There were certain Yankees fans who hopped upon the first available high horse to bash our baseball-rooting brethren to the North for such antics - and for the Twitter tirades that were directed to Ellsbury in which he was called a "traitor" and worse.  Ah hypocrisy, thou art a heartless bitch.  Not too long after the Yankees secured Ellsbury's services, they lost those of their best player.  Robinson Cano signed a contract with the Seattle Mariners that shall guarantee him $240 Million over the next ten seasons.  Reportedly, the Yankees' best offer to Cano was $175 Million for seven years.  Both sides did what they had every right to do - they negotiated with one another - and at day's end Cano made the determination that the best deal for him was Seattle's.  With the stroke of a pen, Robbie Cano "Dontcha Know" became Robbie Cano "A Yankee No Mo".  

A number of Yankees fans have taken to radio airwaves this week bashing Cano in the wake of not only his exit to the Pacific Northwest but his comments during his introductory press conference in Seattle that he felt "disrespected" by the Yankees during the negotiating process.  Having never seen $175 Million - and being pleasantly surprised when I open my wallet to find $175 in it - it is impossible for me to process how that figure equates to disrespect.  You know what?  I do not have to understand it.  Cano did not say that "anyone" would have felt disrespected but simply that he did.  Him.  Not you.  Not me.  Him. 

The reaction to Cano's comments - at least judging from the posted comments to on-line newspaper articles and the calls on sports radio - has been almost virulent.  People who likely openly mocked Red Sox fans for attacking Ellsbury have now picked up their own pitchforks and torches and started marching in the direction of Cano's castle.  While I hope that at some point, a light shall illuminate in the mind's eye of each pointing out the folly of being pissed off at an athlete for making a business decision, I know as I write this that there are some for whom the anger will never recede.  

Instead of being invested in things that matter - such as the quality of life in their neighborhood, the quality of their child's school, their relationship with their spouse for example - they will from this point forward invest a discrete, discernible amount of anger in and hatred towards Cano.  They shall not be alone.  All over Red Sox Nation there shall be fans for whom Ellsbury's picture shall forever hang in the Rogues Gallery.    
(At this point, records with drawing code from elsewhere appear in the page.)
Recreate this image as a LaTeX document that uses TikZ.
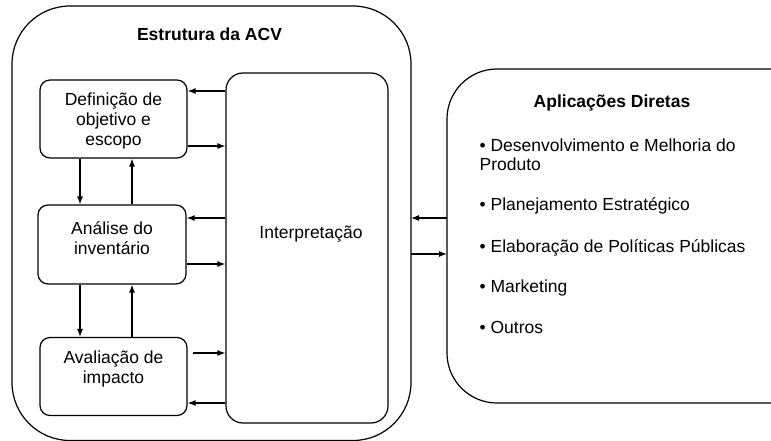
\documentclass[tikz,border=0pt]{standalone}
\usepackage{fontspec}
\setmainfont{Liberation Sans}
\usetikzlibrary{arrows.meta}
\begin{document}
\begin{tikzpicture}[x=1pt,y=-1pt,
  line width=1.2pt,
  every node/.style={font=\fontsize{17.5}{20}\selectfont},
  stagebox/.style={draw,rounded corners=10pt,inner sep=0pt},
  txt/.style={align=center,inner sep=0pt},
  bul/.style={anchor=base west,inner sep=0pt},
  arr/.style={-{Latex[length=8pt,width=6pt]},line width=1.2pt}]
\useasboundingbox (0,0) rectangle (771,441);
\clip (0,0) rectangle (771,441);
% outer frames
\draw[rounded corners=58pt] (12,6) rectangle (411,440.5);
\draw[rounded corners=50pt] (447,69) rectangle (830,403);
% title
\node[txt,font=\fontsize{17.5}{20}\selectfont\bfseries] (ttl) at (209.5,34) {Estrutura da ACV};
% stage boxes
\node[stagebox,minimum width=147pt,minimum height=78pt] (def) at (113.5,119) {};
\node[stagebox,minimum width=148pt,minimum height=79pt] (ana) at (112,244.5) {};
\node[stagebox,minimum width=147pt,minimum height=78pt] (ava) at (113.5,376.5) {};
\node[draw,rounded corners=17pt,inner sep=0pt,minimum width=162pt,minimum height=350pt] (int) at (307,248) {};
% texts
\node[txt] (tdef) at (113.5,121) {Definição de\\objetivo e\\escopo};
\node[txt] (tana) at (112,238) {Análise do\\inventário};
\node[txt] (tava) at (113.5,369) {Avaliação de\\impacto};
\node[txt] (tint) at (311,234) {Interpretação};
% arrows between stages and interpretation
\draw[arr] (int.west |- 0,91) -- (def.east |- 0,91);
\draw[arr] (def.east |- 0,146) -- (int.west |- 0,146);
\draw[arr] (int.west |- 0,218) -- (ana.east |- 0,218);
\draw[arr] (ana.east |- 0,264) -- (int.west |- 0,264);
\draw[arr] (193,353) coordinate (avs) -- (int.west |- avs);
\draw[arr] (int.west |- 0,403) -- (ava.east |- 0,403);
% vertical arrows
\draw[arr] (def.south -| 80,0) -- (ana.north -| 80,0);
\draw[arr] (ana.north -| 132,0) -- (def.south -| 132,0);
\draw[arr] (ana.south -| 80,0) -- (ava.north -| 80,0);
\draw[arr] (ava.north -| 132,0) -- (ana.south -| 132,0);
% outer connections
\coordinate (outR) at (411,0);
\coordinate (apL) at (447,0);
\draw[arr] (apL |- 0,218) -- (outR |- 0,218);
\draw[arr] (outR |- 0,254) -- (apL |- 0,254);
% applications
\node[txt,font=\fontsize{17.5}{20}\selectfont\bfseries,anchor=base] (atl) at (612,108) {Aplicações Diretas};
\node[bul] (b1) at (479,152) {• Desenvolvimento e Melhoria do};
\node[bul] (b1b) at (479,170) {Produto};
\node[bul] (b2) at (479,210) {• Planejamento Estratégico};
\node[bul] (b3) at (479,252) {• Elaboração de Políticas Públicas};
\node[bul] (b4) at (479,292) {• Marketing};
\node[bul] (b5) at (479,333) {• Outros};
\end{tikzpicture}
\end{document}
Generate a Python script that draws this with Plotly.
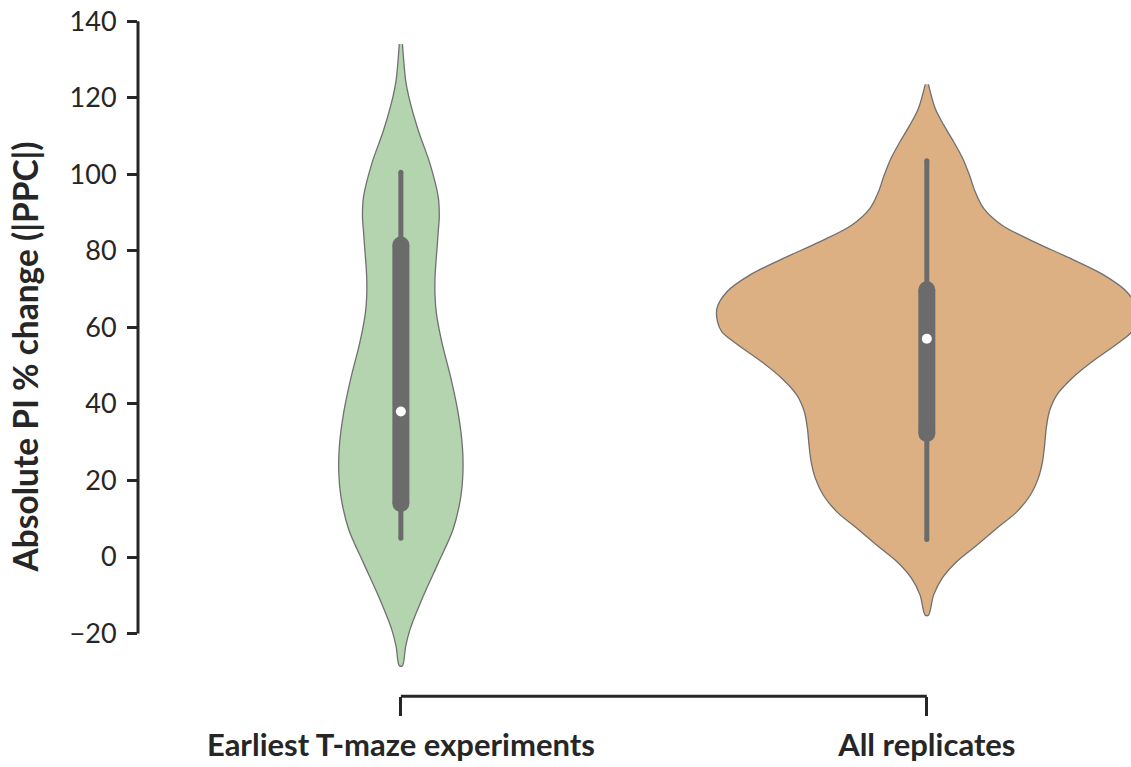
import plotly.graph_objects as go

# Groups along the x axis
groups = ["Earliest T-maze experiments", "All replicates"]
fill_colors = ["#b4d4af", "#dcb082"]

# Density outline per group: value levels (top to bottom) and KDE half-widths (category units)
early_levels = [134.0, 124.6, 120.3, 111.5, 102.9, 94.1, 88.9, 85.0, 81.1, 76.7, 72.4, 68.0, 63.7,
                59.3, 54.9, 46.2, 37.5, 28.8, 21.9, 15.8, 7.1, -1.6, -10.4, -19.1, -23.4, -28.4]
early_halfwidths = [0.003, 0.009, 0.015, 0.033, 0.055, 0.071, 0.073, 0.071, 0.069, 0.0665, 0.0648, 0.065, 0.0675,
                    0.073, 0.080, 0.096, 0.109, 0.117, 0.118, 0.114, 0.099, 0.071, 0.042, 0.017, 0.009, 0.003]

all_levels = [123.5, 117.2, 112.9, 108.5, 104.2, 99.8, 95.4, 91.1, 86.7, 82.4, 78.0, 73.7,
              69.3, 65.0, 61.5, 58.9, 56.3, 51.0, 46.7, 42.3, 38.0, 33.6, 29.3, 24.9, 20.6,
              16.2, 11.8, 7.5, 3.1, -1.2, -5.6, -9.9, -15.2]
all_halfwidths = [0.003, 0.016, 0.032, 0.051, 0.068, 0.081, 0.092, 0.108, 0.143, 0.203, 0.273, 0.336,
                  0.380, 0.399, 0.398, 0.390, 0.368, 0.314, 0.276, 0.247, 0.233, 0.227, 0.224, 0.220,
                  0.212, 0.197, 0.171, 0.133, 0.095, 0.057, 0.029, 0.013, 0.003]

# Box summary per group
whisker_low = [4.9, 4.6]
q1 = [14.0, 32.3]
median = [38.0, 57.0]
q3 = [81.5, 69.8]
whisker_high = [100.5, 103.5]

y_ticks = [-20, 0, 20, 40, 60, 80, 100, 120, 140]

INK = "#262626"
BOX = "#6b6b6b"
OUTLINE = "#707070"
FONT = "Lato"

fig = go.Figure()

outlines = [(early_levels, early_halfwidths), (all_levels, all_halfwidths)]
for i, (levels, halfw) in enumerate(outlines):
    xs = [i - w for w in halfw] + [i + w for w in reversed(halfw)]
    ys = list(levels) + list(reversed(levels))
    fig.add_trace(go.Scatter(
        x=xs, y=ys, mode="lines", fill="toself", fillcolor=fill_colors[i],
        line=dict(color=OUTLINE, width=1.3, shape="spline", smoothing=0.9),
        hoverinfo="skip", name=groups[i],
    ))

for i in range(len(groups)):
    # whisker
    fig.add_trace(go.Scatter(
        x=[i, i], y=[whisker_low[i], whisker_high[i]], mode="lines+markers",
        line=dict(color=BOX, width=5), marker=dict(color=BOX, size=5, line=dict(width=0)),
        hoverinfo="skip",
    ))
    # interquartile box with rounded ends
    fig.add_trace(go.Scatter(
        x=[i, i], y=[q1[i], q3[i]], mode="lines+markers",
        line=dict(color=BOX, width=17), marker=dict(color=BOX, size=17, line=dict(width=0)),
        hoverinfo="skip",
    ))
    # median
    fig.add_trace(go.Scatter(
        x=[i], y=[median[i]], mode="markers",
        marker=dict(color="white", size=10, line=dict(width=0)),
        hoverinfo="skip",
    ))

W, H = 1131, 767
ML, MB = 137.5, 54
plot_h = H - MB
x_axis_pos = (plot_h - 696.3) / plot_h

# vertical scale: value 0 sits 557 px from the top, 3.8275 px per unit
PX_PER_UNIT = 3.8275
ZERO_PX = 557.0
y_range = [(ZERO_PX - plot_h) / PX_PER_UNIT, ZERO_PX / PX_PER_UNIT]

fig.update_layout(
    width=W, height=H,
    margin=dict(l=ML, r=0, t=0, b=MB, pad=0),
    paper_bgcolor="white", plot_bgcolor="white",
    showlegend=False,
    font=dict(family=FONT, color=INK),
    xaxis=dict(
        range=[-0.4998, 1.3882], tickmode="array", tickvals=[0, 1], ticktext=groups,
        showgrid=False, zeroline=False, showline=False,
        ticks="outside", ticklen=19, tickwidth=3, tickcolor=INK,
        tickfont=dict(family=FONT, size=31, color=INK, weight="bold"),
        ticklabelstandoff=2,
        anchor="free", position=x_axis_pos,
    ),
    yaxis=dict(
        range=y_range, tickmode="array", tickvals=y_ticks,
        showgrid=False, zeroline=False, showline=False,
        ticks="outside", ticklen=10, tickwidth=2.5, tickcolor=INK,
        tickfont=dict(family=FONT, size=27, color=INK),
        ticklabelstandoff=5,
        title=dict(text="Absolute PI % change (|PPC|)",
                   font=dict(family=FONT, size=33.5, color=INK, weight="bold"),
                   standoff=20),
        automargin=False,
    ),
    shapes=[
        # trimmed y spine
        dict(type="line", xref="paper", yref="y", x0=0, x1=0, y0=min(y_ticks), y1=max(y_ticks),
             line=dict(color=INK, width=3), layer="above"),
        # trimmed x spine between the outer categories
        dict(type="line", xref="x", yref="paper", x0=0, x1=len(groups) - 1,
             y0=x_axis_pos, y1=x_axis_pos, line=dict(color=INK, width=3), layer="above"),
    ],
)

fig.write_html("out.html")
To those of you who walk through life sporting a hard-on for someone - such as a professional baseball player - who owes you nothing simply because that person made a decision that affects a team for which you cheer, which is something those of us in the trade might refer to as a "hobby" (never to be confused with your job irrespective of how many days a month you are permitted to wear the team's jersey to your workplace), I have a message for you:  GROW THE FUCK UP. 

If those of you who walk among the rest of us with your knuckles in a perpetual state of bloodiness due to repetitive contact with the ground want to find a place to direct that anger, then direct it here.  I cannot fake giving a rat's ass what it is those of you who are children trapped inside a fully-formed adult body masquerading as big boys believe you are entitled to receive.   Here is a newsflash Slick:  you have already received it.  Now shut up and move along.  

Huh.  Upon further review it appears that substantial reduction in alcohol consumption has not robbed me of all of my anger.  I cannot begin to explain just how relieved I am.  

And I suspect that somewhere the old man is smiling as well.